Newspaper Enterprise Association
By William A. Rusher
HAS SCIENCE REACHED ITS LIMITS ?
It's time to stand back, for a moment, from the astonishing events that are shaking the communist empire and note a little concession that appeared recently in Time magazine. In the long run, it may prove even more important.
Time, which is evidently determined to wrest from Newsweek the title of Most Liberal Newsmagazine, ran an essay by Philip Dunne in its Jan. 15 issue. Dunne's subject was the ongoing battle over school textbooks being waged between evolutionists and creationists. I hardly need add that Dunne is all for the evolutionists.
BUT WHAT CAUGHT my eye was a seemingly casual remark about three-quarters of the way through Dunne's essay. He has been discussing the dispute over whether the fossil record yields sufficient evidence of the "intermediate types" (between species one of which allegedly evolved from the other) that evolutionary theory would seem to require, but then changes the subject.
"But none of that, pro or con, has a thing to do with theories of creation, or the origin of life on Earth........ The mystery of creation, as every real scientist is quick to admit, is not one that science is capable of solving."
Now that is a truly extraordinary admission. For Dunne isn't talking about some temporary inability: He means that the whole subject of ultimate origins is simply, and permanently, beyond the ken of science.
To be sure, he carefully rejects any attempt to offer a religious explanation instead:
"Neither scientists nor religious folk can know why the miracle we call life happened."
But the news isn't that secular humanists have no use for a religious explanation. The big news is that they're beginning to admit that they don't, and can never, have an explanation either.
In the 19th century, when the afterglow of the Enlightenment was still bright in the skies, secular humanists were a good deal chestier. Browning, noting the growth of such secular sciences as biology, geology, psychology, and a flock of other "ologies," taunted religious believers in one of his poems:
"Greek endings, like a little leper's bell, That signifies some faith's about to die."
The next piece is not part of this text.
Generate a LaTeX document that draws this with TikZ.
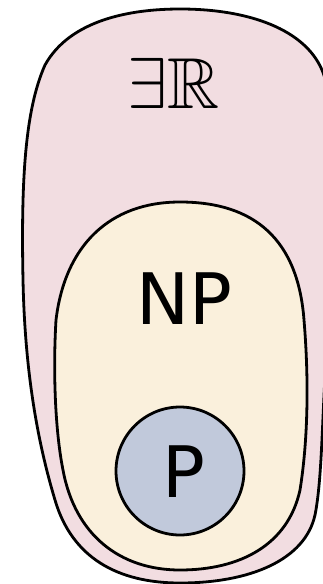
\documentclass[tikz,border=0pt]{standalone}
\usepackage{amssymb}
\usepackage{fontspec}
\newfontfamily\dejavu{DejaVu Sans}
\definecolor{erpink}{RGB}{242,221,225}
\definecolor{npcream}{RGB}{250,240,220}
\definecolor{pblue}{RGB}{193,201,219}
\begin{document}
\begin{tikzpicture}[x=1pt,y=-1pt,
  region/.style={draw=black, line width=2.8pt, line join=round},
  label/.style={inner sep=0pt, text=black}]
\clip (0,0) rectangle (323,584);
% outer region (ER)
\draw[region, fill=erpink]
  (180,9) .. controls (250,9) and (305,30) .. (322,70)
  .. controls (336,100) and (336,250) .. (326,360)
  .. controls (322,420) and (322,480) .. (315,515)
  .. controls (305,560) and (250,583) .. (180,583)
  .. controls (118,583) and (72,558) .. (55,500)
  .. controls (40,450) and (25,380) .. (23,280)
  .. controls (21,180) and (25,110) .. (45,65)
  .. controls (70,20) and (130,9) .. (180,9) -- cycle;
% NP region
\draw[region, fill=npcream]
  (180,202) .. controls (255,202) and (298,240) .. (304,320)
  .. controls (309,380) and (308,440) .. (300,490)
  .. controls (288,545) and (240,570) .. (180,570)
  .. controls (120,570) and (75,535) .. (63,470)
  .. controls (55,430) and (53,370) .. (56,320)
  .. controls (65,245) and (110,202) .. (180,202) -- cycle;
% P region
\node[circle, region, fill=pblue, minimum size=128pt, inner sep=0pt] (pc) at (180,471) {};
% labels
\node[label, scale=2.9] (er) at (174,83) {\Huge$\exists\mathbb{R}$};
\node[label, font=\dejavu\fontsize{71}{71}\selectfont] (np) at (184,299) {NP};
\node[label, font=\dejavu\fontsize{71}{71}\selectfont] (p) at (184,472) {P};
\end{tikzpicture}
\end{document}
THE GIVEAWAY that Dunne is making a major concession is his brave effort to slip past it casually: Science is incapable of solving the mystery of creation, "as every real scientist is quick to admit."
If they have been "quick to admit" it, it's news to me.
An inspection of back issues of Time itself, over the decades, will turn up story after story about this or that apparently respectable scientist who was mixing in laboratory flasks the presumed ingredients of tidal pools on the surface of the early earth. Then he would subject the flasks to electric discharges (to simulate lightning) and peer into a microscope at the result, hoping to detect life, or at least some progress in that direction.
Unfortunately, recent sophisticated studies of the molecular chains that would have to be assembled "accidentally" to create the preconditions for life have for all practical purposes ruled out such a possibility.
British cosmologist Sir Fred Hoyle has compared such a coincidence to the likelihood "that a tornado, blowing through a barnyard, might assemble a Boeing 747 out of the materials available there."
WHAT IS REALLY happening is almost breathtaking in its implications.
At one end of the observational spectrum, cosmologists have traced the origin of the universe backward to a Big Bang which they can never press on "beyond," so to speak. And, at the other end, scientists probing the world of the extremely small find themselves confronted by phenomena that simply defy explanation, or even observation, in any terms that can be called scientific.
It looks very much as if science is reaching its permanent limits.